What percentage of contact center interactions are analyzed?
Most quality assurance teams manually review only 1 to 2% of contact center interactions. The remaining 98% of conversations go unanalyzed. AI-powered contact center analytics can process 100% of interactions automatically, meaning patterns that would be invisible in a 1 to 2% sample become detectable at full scale.
What is the difference between speech analytics and contact center analytics?
Speech analytics specifically refers to the analysis of voice calls, using speech-to-text transcription followed by NLP processing of the resulting text. Contact center analytics is the broader discipline that includes speech analytics as one component, alongside analysis of chat logs, email threads, support tickets, and agent CRM notes. The two terms are sometimes used interchangeably, but contact center analytics covers a wider range of interaction types.
What metrics does contact center analytics produce?
Contact center analytics produces topic frequency rankings showing which issues drive the most contacts, sentiment scores for each interaction and agent, trend data showing how complaint volumes change over time, root cause rankings connecting interaction topics to NPS or churn outcomes, agent performance signals such as empathy scores and resolution rates, and compliance flags for required script adherence.
How does contact center analytics relate to oCX?

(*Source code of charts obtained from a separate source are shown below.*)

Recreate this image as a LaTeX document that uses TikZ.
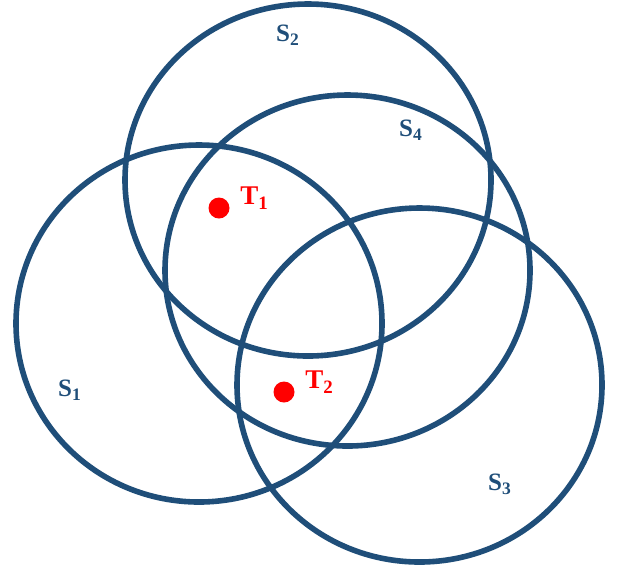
\documentclass[tikz,border=0pt]{standalone}
\usepackage{fontspec}
\setmainfont{Liberation Serif}
\usepackage{tikz}
\usetikzlibrary{positioning}
\definecolor{sensor}{HTML}{1F4E79}
\definecolor{target}{HTML}{FF0000}
\tikzset{rangering/.style={draw=sensor,line width=2.8pt},slabel/.style={text=sensor,font=\bfseries\fontsize{12.5}{14}\selectfont,inner sep=1pt},tdot/.style={circle,fill=target,minimum size=10.5pt,inner sep=0pt},tlabel/.style={text=target,font=\bfseries\fontsize{13.5}{15}\selectfont,inner sep=1pt}}

\begin{document}
\begin{tikzpicture}[x=0.5pt,y=-0.5pt]
\useasboundingbox (0,0) rectangle (620,570);
\draw[rangering] (199,323.5) ellipse [x radius=183,y radius=178.5];
\draw[rangering] (308,180) ellipse [x radius=183,y radius=176];
\draw[rangering] (347.5,270.5) ellipse [x radius=182.5,y radius=175.5];
\draw[rangering] (419.5,385) ellipse [x radius=182.5,y radius=177];
\node[slabel] (s1) at (70,390) {S\textsubscript{1}};
\node[slabel] (s2) at (288,35) {S\textsubscript{2}};
\node[slabel] (s4) at (411,130) {S\textsubscript{4}};
\node[slabel] (s3) at (500,484) {S\textsubscript{3}};
\node[tdot] (t1) at (219,208) {};
\node[tlabel,right=4pt of t1,yshift=5pt] (t1l) {T\textsubscript{1}};
\node[tdot] (t2) at (284,392) {};
\node[tlabel,right=4pt of t2,yshift=5pt] (t2l) {T\textsubscript{2}};
\end{tikzpicture}
\end{document}
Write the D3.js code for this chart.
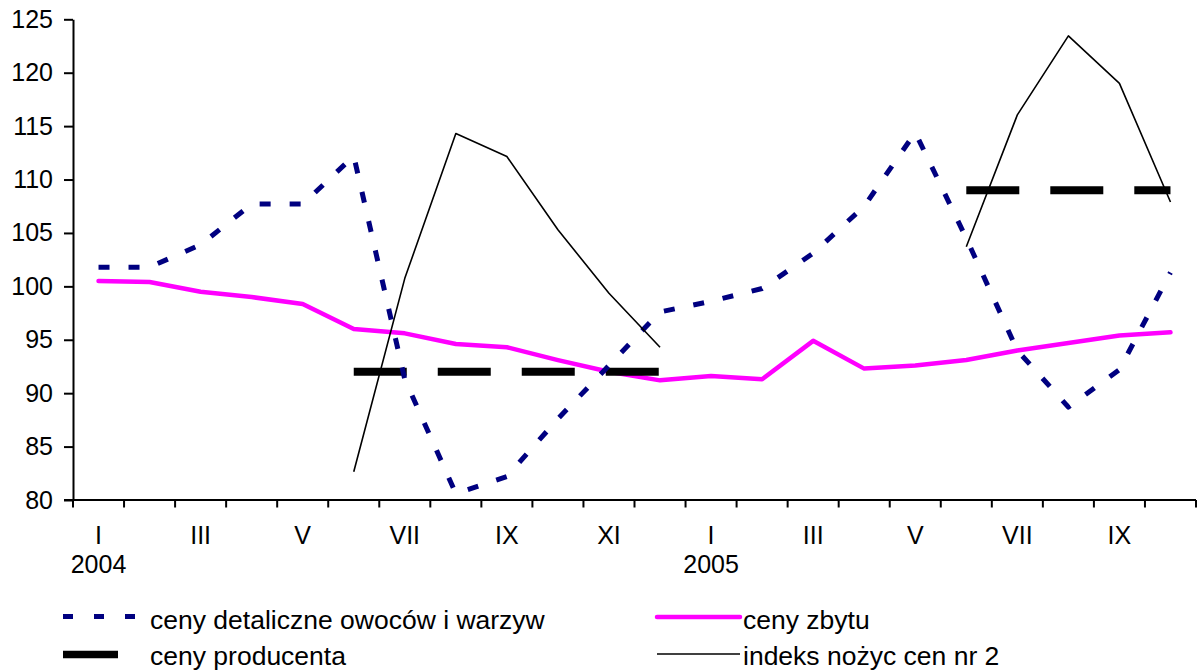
<!DOCTYPE html>
<html>
<head>
<meta charset="utf-8">
<script src="https://cdn.jsdelivr.net/npm/d3@7"></script>
<style>
  html, body { margin: 0; padding: 0; background: #fff; }
  svg { display: block; }
  text { font-family: "Liberation Sans", Arial, sans-serif; fill: #000; }
</style>
</head>
<body>
<svg id="chart" width="1199" height="670"></svg>
<script>
// ---- data ----
const months = ["I","II","III","IV","V","VI","VII","VIII","IX","X","XI","XII",
                "I","II","III","IV","V","VI","VII","VIII","IX","X"];
const years = ["2004","","","","","","","","","","","",
               "2005","","","","","","","","",""];
const yTicks = [80, 85, 90, 95, 100, 105, 110, 115, 120, 125];

const retailFruitVeg = [101.8, 101.8, 103.9, 107.7, 107.7, 112.2, 91.3, 80.6, 82.2, 87.6, 92.6, 97.6,
                        98.6, 99.8, 103.1, 107.5, 114.4, 104.5, 94.0, 88.7, 92.2, 101.3];
const salesPrices = [100.5, 100.4, 99.5, 99.0, 98.35, 96.0, 95.6, 94.6, 94.3, 93.1, 92.0, 91.2,
                     91.6, 91.3, 94.9, 92.3, 92.6, 93.1, 94.0, 94.7, 95.4, 95.7];
const producerPrices = [null, null, null, null, null, 92, 92, 92, 92, 92, 92, 92,
                        null, null, null, null, null, 109, 109, 109, 109, 109];
const scissorsIndex = [null, null, null, null, null, 82.65, 100.75, 114.3, 112.15, 105.3, 99.35, 94.3,
                       null, null, null, null, null, 103.7, 116.05, 123.45, 119.0, 107.9];

const legendLabels = ["ceny detaliczne owoców i warzyw", "ceny zbytu", "ceny producenta", "indeks nożyc cen nr 2"];

// ---- layout ----
const svg = d3.select("#chart");
const plotL = 73, plotR = 1196, plotT = 19.3, plotB = 500;

const x = d3.scaleBand().domain(d3.range(months.length)).range([plotL, plotR]).paddingInner(0).paddingOuter(0);
const xc = i => x(i) + x.bandwidth() / 2;
const y = d3.scaleLinear().domain([80, 125]).range([plotB, plotT]);

// Y axis
const yAxis = svg.append("g").attr("transform", `translate(${plotL},0)`)
  .call(d3.axisLeft(y).tickValues(yTicks).tickSize(9).tickPadding(11).tickSizeOuter(0));
yAxis.select(".domain").attr("stroke", "#000").attr("stroke-width", 2);
yAxis.selectAll(".tick line").attr("stroke", "#000").attr("stroke-width", 2);
yAxis.selectAll(".tick text").attr("font-size", 25).attr("font-family", "Liberation Sans, Arial, sans-serif").attr("fill", "#000");

// X axis (ticks on band boundaries)
const xg = svg.append("g");
xg.append("line").attr("x1", plotL - 9).attr("x2", plotR).attr("y1", plotB).attr("y2", plotB)
  .attr("stroke", "#000").attr("stroke-width", 2);
const edges = d3.range(months.length + 1);
xg.selectAll("line.tk").data(edges).join("line").attr("class", "tk")
  .attr("x1", d => d < months.length ? x(d) : plotR)
  .attr("x2", d => d < months.length ? x(d) : plotR)
  .attr("y1", plotB).attr("y2", plotB + 7.5)
  .attr("stroke", "#000").attr("stroke-width", 2);
xg.selectAll("text.m").data(months.map((m, i) => ({m, i})).filter(d => d.i % 2 === 0))
  .join("text").attr("class", "m")
  .attr("x", d => xc(d.i)).attr("y", 543.5).attr("text-anchor", "middle").attr("font-size", 25)
  .text(d => d.m);
xg.selectAll("text.yr").data(years.map((t, i) => ({t, i})).filter(d => d.t))
  .join("text").attr("class", "yr")
  .attr("x", d => xc(d.i)).attr("y", 573).attr("text-anchor", "middle").attr("font-size", 25)
  .text(d => d.t);

// ---- series ----
const line = d3.line().defined(d => d.v != null).x(d => xc(d.i)).y(d => y(d.v));

function segments(arr) {
  const segs = []; let cur = [];
  arr.forEach((v, i) => {
    if (v == null) { if (cur.length) segs.push(cur); cur = []; }
    else cur.push({i, v});
  });
  if (cur.length) segs.push(cur);
  return segs;
}

function drawSeries(arr, style) {
  segments(arr).forEach(seg => {
    svg.append("path").datum(seg).attr("d", line).attr("fill", "none")
      .attr("stroke", style.color).attr("stroke-width", style.width)
      .attr("stroke-dasharray", style.dash || null)
      .attr("stroke-linejoin", "round").attr("stroke-linecap", style.cap || "butt");
  });
}

drawSeries(salesPrices, {color: "#FF00FF", width: 4.5, cap: "round"});
drawSeries(producerPrices, {color: "#000", width: 8, dash: "53,31"});
drawSeries(retailFruitVeg, {color: "#000080", width: 5, dash: "11,19"});
drawSeries(scissorsIndex, {color: "#000", width: 1.6});

// ---- legend ----
const lg = svg.append("g");
lg.append("line").attr("x1", 63).attr("x2", 136).attr("y1", 616.5).attr("y2", 616.5)
  .attr("stroke", "#000080").attr("stroke-width", 5).attr("stroke-dasharray", "10,21");
lg.append("line").attr("x1", 63).attr("x2", 118).attr("y1", 654.5).attr("y2", 654.5)
  .attr("stroke", "#000").attr("stroke-width", 7.5);
lg.append("line").attr("x1", 657).attr("x2", 740).attr("y1", 617).attr("y2", 617)
  .attr("stroke", "#FF00FF").attr("stroke-width", 4.5).attr("stroke-linecap", "round");
lg.append("line").attr("x1", 657).attr("x2", 740).attr("y1", 654).attr("y2", 654)
  .attr("stroke", "#000").attr("stroke-width", 1.6);
const legPos = [[150, 628.5], [743, 628.5], [150, 665], [743, 665]];
lg.selectAll("text").data(legendLabels).join("text")
  .attr("x", (d, i) => legPos[i][0]).attr("y", (d, i) => legPos[i][1])
  .attr("font-size", 26.5).text(d => d);
</script>
</body>
</html>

Contact center transcripts are one of the key data sources that feed into oCX, the Observational Customer Experience metric developed by Alterna CX. oCX aggregates sentiment and topic signals from contact center data alongside reviews and social media posts, producing a unified score from -100 to +100. This means that a spike in complaints about billing in contact center interactions will be reflected in the oCX score and surfaced as a root cause, connecting contact center insight directly to the overall CX health measurement.